» Task instructions: Copy out each line exactly as it appears.

» Dataset content:
%%

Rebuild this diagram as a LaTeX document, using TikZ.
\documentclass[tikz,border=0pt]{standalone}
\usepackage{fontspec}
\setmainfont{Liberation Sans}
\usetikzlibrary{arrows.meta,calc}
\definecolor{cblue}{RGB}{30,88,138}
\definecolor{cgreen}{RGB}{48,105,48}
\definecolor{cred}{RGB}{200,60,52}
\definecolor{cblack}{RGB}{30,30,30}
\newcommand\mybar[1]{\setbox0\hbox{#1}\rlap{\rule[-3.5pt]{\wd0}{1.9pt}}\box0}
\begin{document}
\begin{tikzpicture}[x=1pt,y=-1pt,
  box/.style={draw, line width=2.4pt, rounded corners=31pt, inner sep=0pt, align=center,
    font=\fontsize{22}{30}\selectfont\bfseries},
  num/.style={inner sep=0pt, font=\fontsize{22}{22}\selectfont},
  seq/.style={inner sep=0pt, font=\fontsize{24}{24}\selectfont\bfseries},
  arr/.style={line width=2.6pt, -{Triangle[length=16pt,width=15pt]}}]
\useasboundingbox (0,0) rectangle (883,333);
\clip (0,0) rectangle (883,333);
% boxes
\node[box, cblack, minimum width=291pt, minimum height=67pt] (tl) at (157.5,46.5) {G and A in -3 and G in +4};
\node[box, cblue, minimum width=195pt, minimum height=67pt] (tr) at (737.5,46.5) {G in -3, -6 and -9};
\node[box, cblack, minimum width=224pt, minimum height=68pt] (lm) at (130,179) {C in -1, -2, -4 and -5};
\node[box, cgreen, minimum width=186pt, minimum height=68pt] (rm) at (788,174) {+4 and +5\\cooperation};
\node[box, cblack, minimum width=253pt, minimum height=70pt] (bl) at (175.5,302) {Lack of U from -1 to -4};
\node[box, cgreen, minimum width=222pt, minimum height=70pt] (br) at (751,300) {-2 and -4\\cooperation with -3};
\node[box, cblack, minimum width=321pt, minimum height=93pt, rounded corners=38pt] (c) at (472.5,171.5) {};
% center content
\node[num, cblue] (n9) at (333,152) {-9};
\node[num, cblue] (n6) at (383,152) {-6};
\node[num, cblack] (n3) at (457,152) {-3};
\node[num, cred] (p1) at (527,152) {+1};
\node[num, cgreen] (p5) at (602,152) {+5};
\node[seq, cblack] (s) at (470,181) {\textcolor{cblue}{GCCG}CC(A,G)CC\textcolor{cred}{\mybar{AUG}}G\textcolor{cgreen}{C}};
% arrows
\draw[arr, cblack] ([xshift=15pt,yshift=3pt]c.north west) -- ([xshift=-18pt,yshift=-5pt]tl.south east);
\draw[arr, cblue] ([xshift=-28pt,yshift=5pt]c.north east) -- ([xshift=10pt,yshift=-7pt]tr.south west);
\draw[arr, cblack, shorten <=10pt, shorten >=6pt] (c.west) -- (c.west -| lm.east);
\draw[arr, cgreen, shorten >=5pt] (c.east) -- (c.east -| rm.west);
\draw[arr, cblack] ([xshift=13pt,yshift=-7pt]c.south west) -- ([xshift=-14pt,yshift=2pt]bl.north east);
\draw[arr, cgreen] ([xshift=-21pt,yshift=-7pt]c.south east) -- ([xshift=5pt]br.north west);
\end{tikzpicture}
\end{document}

%%

» Answer for this exercise:
Rebuild this diagram as a LaTeX document, using TikZ.
\documentclass[tikz,border=0pt]{standalone}
\usepackage{fontspec}
\setmainfont{Liberation Sans}
\usetikzlibrary{arrows.meta,calc}
\definecolor{cblue}{RGB}{30,88,138}
\definecolor{cgreen}{RGB}{48,105,48}
\definecolor{cred}{RGB}{200,60,52}
\definecolor{cblack}{RGB}{30,30,30}
\newcommand\mybar[1]{\setbox0\hbox{#1}\rlap{\rule[-3.5pt]{\wd0}{1.9pt}}\box0}
\begin{document}
\begin{tikzpicture}[x=1pt,y=-1pt,
  box/.style={draw, line width=2.4pt, rounded corners=31pt, inner sep=0pt, align=center,
    font=\fontsize{22}{30}\selectfont\bfseries},
  num/.style={inner sep=0pt, font=\fontsize{22}{22}\selectfont},
  seq/.style={inner sep=0pt, font=\fontsize{24}{24}\selectfont\bfseries},
  arr/.style={line width=2.6pt, -{Triangle[length=16pt,width=15pt]}}]
\useasboundingbox (0,0) rectangle (883,333);
\clip (0,0) rectangle (883,333);
% boxes
\node[box, cblack, minimum width=291pt, minimum height=67pt] (tl) at (157.5,46.5) {G and A in -3 and G in +4};
\node[box, cblue, minimum width=195pt, minimum height=67pt] (tr) at (737.5,46.5) {G in -3, -6 and -9};
\node[box, cblack, minimum width=224pt, minimum height=68pt] (lm) at (130,179) {C in -1, -2, -4 and -5};
\node[box, cgreen, minimum width=186pt, minimum height=68pt] (rm) at (788,174) {+4 and +5\\cooperation};
\node[box, cblack, minimum width=253pt, minimum height=70pt] (bl) at (175.5,302) {Lack of U from -1 to -4};
\node[box, cgreen, minimum width=222pt, minimum height=70pt] (br) at (751,300) {-2 and -4\\cooperation with -3};
\node[box, cblack, minimum width=321pt, minimum height=93pt, rounded corners=38pt] (c) at (472.5,171.5) {};
% center content
\node[num, cblue] (n9) at (333,152) {-9};
\node[num, cblue] (n6) at (383,152) {-6};
\node[num, cblack] (n3) at (457,152) {-3};
\node[num, cred] (p1) at (527,152) {+1};
\node[num, cgreen] (p5) at (602,152) {+5};
\node[seq, cblack] (s) at (470,181) {\textcolor{cblue}{GCCG}CC(A,G)CC\textcolor{cred}{\mybar{AUG}}G\textcolor{cgreen}{C}};
% arrows
\draw[arr, cblack] ([xshift=15pt,yshift=3pt]c.north west) -- ([xshift=-18pt,yshift=-5pt]tl.south east);
\draw[arr, cblue] ([xshift=-28pt,yshift=5pt]c.north east) -- ([xshift=10pt,yshift=-7pt]tr.south west);
\draw[arr, cblack, shorten <=10pt, shorten >=6pt] (c.west) -- (c.west -| lm.east);
\draw[arr, cgreen, shorten >=5pt] (c.east) -- (c.east -| rm.west);
\draw[arr, cblack] ([xshift=13pt,yshift=-7pt]c.south west) -- ([xshift=-14pt,yshift=2pt]bl.north east);
\draw[arr, cgreen] ([xshift=-21pt,yshift=-7pt]c.south east) -- ([xshift=5pt]br.north west);
\end{tikzpicture}
\end{document}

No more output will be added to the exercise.